• OBJECTIVE: Begin at the first line and end at the line containing "(0,0) rectangle (22.325,-10.475);". Extract exactly those lines.

• EXERCISE MATERIAL:
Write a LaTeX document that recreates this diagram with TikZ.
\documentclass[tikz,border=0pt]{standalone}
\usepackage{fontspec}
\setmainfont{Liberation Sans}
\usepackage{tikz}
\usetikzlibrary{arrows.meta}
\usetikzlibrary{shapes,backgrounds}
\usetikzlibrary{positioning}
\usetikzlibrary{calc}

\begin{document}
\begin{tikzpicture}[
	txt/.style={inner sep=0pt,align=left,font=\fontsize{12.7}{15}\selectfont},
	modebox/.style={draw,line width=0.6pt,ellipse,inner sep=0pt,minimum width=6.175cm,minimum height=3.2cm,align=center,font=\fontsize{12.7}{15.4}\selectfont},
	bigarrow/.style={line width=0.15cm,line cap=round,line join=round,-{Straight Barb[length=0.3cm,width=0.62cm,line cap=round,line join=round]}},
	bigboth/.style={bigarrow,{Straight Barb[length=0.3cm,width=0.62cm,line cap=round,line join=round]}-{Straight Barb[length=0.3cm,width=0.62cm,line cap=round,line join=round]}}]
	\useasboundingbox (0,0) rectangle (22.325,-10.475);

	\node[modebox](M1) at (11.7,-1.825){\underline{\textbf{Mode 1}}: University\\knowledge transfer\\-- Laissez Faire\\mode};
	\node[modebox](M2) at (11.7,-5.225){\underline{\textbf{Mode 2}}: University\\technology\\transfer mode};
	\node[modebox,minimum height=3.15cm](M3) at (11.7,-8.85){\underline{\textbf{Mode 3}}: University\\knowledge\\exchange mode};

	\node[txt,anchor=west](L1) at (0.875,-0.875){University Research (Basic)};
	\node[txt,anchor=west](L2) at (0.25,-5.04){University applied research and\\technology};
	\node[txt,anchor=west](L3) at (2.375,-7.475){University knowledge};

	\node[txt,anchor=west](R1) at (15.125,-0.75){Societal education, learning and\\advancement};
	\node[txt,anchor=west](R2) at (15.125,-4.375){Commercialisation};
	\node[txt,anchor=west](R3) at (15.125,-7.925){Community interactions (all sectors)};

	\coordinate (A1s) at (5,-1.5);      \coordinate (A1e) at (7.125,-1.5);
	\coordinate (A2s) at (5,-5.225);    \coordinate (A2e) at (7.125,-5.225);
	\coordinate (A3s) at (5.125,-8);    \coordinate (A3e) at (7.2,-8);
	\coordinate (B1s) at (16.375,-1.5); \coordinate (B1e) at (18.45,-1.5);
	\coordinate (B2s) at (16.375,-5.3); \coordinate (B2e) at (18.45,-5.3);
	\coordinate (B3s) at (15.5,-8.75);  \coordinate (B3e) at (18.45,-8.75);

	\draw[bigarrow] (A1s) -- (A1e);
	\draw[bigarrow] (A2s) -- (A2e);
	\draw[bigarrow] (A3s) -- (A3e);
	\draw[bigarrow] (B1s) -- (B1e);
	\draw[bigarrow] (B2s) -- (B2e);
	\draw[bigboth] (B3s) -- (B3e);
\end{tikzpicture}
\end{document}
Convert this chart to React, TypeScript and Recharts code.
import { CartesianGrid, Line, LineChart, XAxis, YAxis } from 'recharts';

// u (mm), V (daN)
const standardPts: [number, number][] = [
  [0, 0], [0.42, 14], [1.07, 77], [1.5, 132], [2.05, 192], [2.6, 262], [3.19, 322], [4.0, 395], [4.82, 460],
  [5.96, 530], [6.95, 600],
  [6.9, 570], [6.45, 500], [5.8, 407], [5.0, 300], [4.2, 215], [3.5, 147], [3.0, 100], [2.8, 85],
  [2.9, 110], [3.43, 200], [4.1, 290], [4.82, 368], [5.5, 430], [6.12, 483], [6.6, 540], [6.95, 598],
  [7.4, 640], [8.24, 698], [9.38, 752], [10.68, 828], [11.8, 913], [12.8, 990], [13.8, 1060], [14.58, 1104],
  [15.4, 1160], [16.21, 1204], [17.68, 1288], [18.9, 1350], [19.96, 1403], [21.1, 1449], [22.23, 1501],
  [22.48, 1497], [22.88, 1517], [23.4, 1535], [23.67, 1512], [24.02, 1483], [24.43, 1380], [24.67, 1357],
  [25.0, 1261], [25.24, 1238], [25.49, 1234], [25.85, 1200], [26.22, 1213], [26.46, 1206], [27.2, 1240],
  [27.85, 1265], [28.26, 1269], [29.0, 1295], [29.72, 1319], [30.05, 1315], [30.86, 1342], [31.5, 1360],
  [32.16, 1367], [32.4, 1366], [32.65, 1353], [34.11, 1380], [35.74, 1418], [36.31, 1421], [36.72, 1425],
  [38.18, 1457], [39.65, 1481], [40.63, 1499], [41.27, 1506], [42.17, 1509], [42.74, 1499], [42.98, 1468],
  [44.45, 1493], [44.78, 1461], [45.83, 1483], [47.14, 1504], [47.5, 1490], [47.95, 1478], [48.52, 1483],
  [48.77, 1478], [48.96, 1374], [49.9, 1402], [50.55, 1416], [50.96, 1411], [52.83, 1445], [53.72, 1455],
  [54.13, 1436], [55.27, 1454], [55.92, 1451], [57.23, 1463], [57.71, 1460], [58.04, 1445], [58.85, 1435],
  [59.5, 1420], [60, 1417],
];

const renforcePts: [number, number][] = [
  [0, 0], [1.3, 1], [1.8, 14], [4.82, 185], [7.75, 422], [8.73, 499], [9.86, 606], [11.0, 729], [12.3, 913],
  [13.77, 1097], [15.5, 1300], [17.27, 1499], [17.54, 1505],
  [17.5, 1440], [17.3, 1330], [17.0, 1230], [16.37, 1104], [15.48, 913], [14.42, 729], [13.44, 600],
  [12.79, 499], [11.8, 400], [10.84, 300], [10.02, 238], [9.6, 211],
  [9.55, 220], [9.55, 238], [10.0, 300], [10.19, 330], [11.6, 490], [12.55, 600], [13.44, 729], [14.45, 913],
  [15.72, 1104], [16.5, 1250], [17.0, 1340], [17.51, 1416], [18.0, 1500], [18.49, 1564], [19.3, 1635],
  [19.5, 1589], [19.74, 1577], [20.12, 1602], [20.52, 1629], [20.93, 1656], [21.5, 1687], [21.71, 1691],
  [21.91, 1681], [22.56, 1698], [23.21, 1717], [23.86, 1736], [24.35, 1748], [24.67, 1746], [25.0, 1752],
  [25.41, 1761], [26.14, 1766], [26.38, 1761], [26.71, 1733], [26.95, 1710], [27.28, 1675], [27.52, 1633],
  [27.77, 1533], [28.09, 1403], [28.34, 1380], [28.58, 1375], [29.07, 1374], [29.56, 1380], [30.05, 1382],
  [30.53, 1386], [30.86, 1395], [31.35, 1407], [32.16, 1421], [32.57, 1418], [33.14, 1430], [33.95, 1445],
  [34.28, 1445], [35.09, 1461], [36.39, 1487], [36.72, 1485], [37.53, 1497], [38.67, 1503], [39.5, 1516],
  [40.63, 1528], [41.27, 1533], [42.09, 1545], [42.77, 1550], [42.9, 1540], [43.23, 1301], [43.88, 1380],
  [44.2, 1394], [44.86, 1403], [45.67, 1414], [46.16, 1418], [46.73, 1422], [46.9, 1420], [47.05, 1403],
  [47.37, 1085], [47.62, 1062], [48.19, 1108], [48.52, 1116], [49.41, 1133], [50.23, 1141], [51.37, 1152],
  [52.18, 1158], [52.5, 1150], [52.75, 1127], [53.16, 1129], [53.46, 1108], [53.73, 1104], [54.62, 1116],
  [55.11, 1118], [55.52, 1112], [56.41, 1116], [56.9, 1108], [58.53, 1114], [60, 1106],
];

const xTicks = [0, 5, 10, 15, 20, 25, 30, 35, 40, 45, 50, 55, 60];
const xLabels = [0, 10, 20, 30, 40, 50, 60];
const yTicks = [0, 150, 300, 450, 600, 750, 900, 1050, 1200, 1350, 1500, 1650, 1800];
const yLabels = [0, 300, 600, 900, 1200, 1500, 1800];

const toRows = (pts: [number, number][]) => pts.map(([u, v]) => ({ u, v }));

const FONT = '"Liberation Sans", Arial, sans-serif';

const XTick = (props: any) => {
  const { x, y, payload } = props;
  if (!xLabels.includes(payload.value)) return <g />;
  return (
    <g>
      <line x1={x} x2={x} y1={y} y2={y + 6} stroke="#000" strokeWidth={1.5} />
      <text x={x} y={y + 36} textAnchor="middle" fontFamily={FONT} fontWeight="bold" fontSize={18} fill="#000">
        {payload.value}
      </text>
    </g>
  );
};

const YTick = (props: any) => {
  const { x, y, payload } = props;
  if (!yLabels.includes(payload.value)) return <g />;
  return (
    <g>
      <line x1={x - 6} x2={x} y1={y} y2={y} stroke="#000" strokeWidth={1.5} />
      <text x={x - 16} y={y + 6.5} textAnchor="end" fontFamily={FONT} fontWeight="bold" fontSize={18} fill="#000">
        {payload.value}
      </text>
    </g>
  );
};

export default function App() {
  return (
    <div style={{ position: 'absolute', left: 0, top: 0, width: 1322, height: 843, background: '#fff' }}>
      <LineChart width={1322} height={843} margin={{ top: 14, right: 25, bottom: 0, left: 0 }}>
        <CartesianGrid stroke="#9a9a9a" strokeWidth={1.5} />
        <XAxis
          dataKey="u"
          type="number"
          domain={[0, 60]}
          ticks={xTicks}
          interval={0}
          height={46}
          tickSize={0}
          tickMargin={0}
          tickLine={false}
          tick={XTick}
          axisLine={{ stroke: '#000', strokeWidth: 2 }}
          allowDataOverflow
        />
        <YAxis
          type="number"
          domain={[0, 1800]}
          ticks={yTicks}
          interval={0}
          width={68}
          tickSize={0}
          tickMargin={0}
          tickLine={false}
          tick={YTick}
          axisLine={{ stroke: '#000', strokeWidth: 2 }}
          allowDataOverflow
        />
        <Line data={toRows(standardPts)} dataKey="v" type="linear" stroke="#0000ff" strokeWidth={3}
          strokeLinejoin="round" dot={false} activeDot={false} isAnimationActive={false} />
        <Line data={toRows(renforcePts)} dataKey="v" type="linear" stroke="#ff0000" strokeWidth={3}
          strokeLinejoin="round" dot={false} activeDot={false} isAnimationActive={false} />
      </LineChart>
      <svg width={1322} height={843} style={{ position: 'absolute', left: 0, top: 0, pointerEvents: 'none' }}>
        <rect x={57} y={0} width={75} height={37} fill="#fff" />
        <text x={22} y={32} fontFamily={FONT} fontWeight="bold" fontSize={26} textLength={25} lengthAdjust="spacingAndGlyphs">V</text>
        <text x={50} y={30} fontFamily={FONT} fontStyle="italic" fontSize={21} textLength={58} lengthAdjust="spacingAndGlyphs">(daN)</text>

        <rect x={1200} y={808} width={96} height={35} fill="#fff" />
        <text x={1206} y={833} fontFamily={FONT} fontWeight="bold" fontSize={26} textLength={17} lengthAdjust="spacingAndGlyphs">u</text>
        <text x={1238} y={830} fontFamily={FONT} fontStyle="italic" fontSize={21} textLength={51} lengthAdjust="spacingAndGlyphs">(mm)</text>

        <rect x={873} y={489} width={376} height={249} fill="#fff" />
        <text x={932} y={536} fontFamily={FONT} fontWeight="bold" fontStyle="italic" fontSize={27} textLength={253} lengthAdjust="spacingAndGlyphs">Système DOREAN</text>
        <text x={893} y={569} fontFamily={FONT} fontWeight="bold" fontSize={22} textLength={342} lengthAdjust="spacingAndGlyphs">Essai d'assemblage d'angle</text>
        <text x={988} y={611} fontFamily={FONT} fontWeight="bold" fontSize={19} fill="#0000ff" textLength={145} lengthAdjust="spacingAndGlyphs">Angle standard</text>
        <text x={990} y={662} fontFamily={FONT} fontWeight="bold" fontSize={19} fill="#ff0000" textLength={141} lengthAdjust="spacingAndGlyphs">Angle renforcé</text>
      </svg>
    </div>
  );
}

• SOLUTION:
Write a LaTeX document that recreates this diagram with TikZ.
\documentclass[tikz,border=0pt]{standalone}
\usepackage{fontspec}
\setmainfont{Liberation Sans}
\usepackage{tikz}
\usetikzlibrary{arrows.meta}
\usetikzlibrary{shapes,backgrounds}
\usetikzlibrary{positioning}
\usetikzlibrary{calc}

\begin{document}
\begin{tikzpicture}[
	txt/.style={inner sep=0pt,align=left,font=\fontsize{12.7}{15}\selectfont},
	modebox/.style={draw,line width=0.6pt,ellipse,inner sep=0pt,minimum width=6.175cm,minimum height=3.2cm,align=center,font=\fontsize{12.7}{15.4}\selectfont},
	bigarrow/.style={line width=0.15cm,line cap=round,line join=round,-{Straight Barb[length=0.3cm,width=0.62cm,line cap=round,line join=round]}},
	bigboth/.style={bigarrow,{Straight Barb[length=0.3cm,width=0.62cm,line cap=round,line join=round]}-{Straight Barb[length=0.3cm,width=0.62cm,line cap=round,line join=round]}}]
	\useasboundingbox (0,0) rectangle (22.325,-10.475);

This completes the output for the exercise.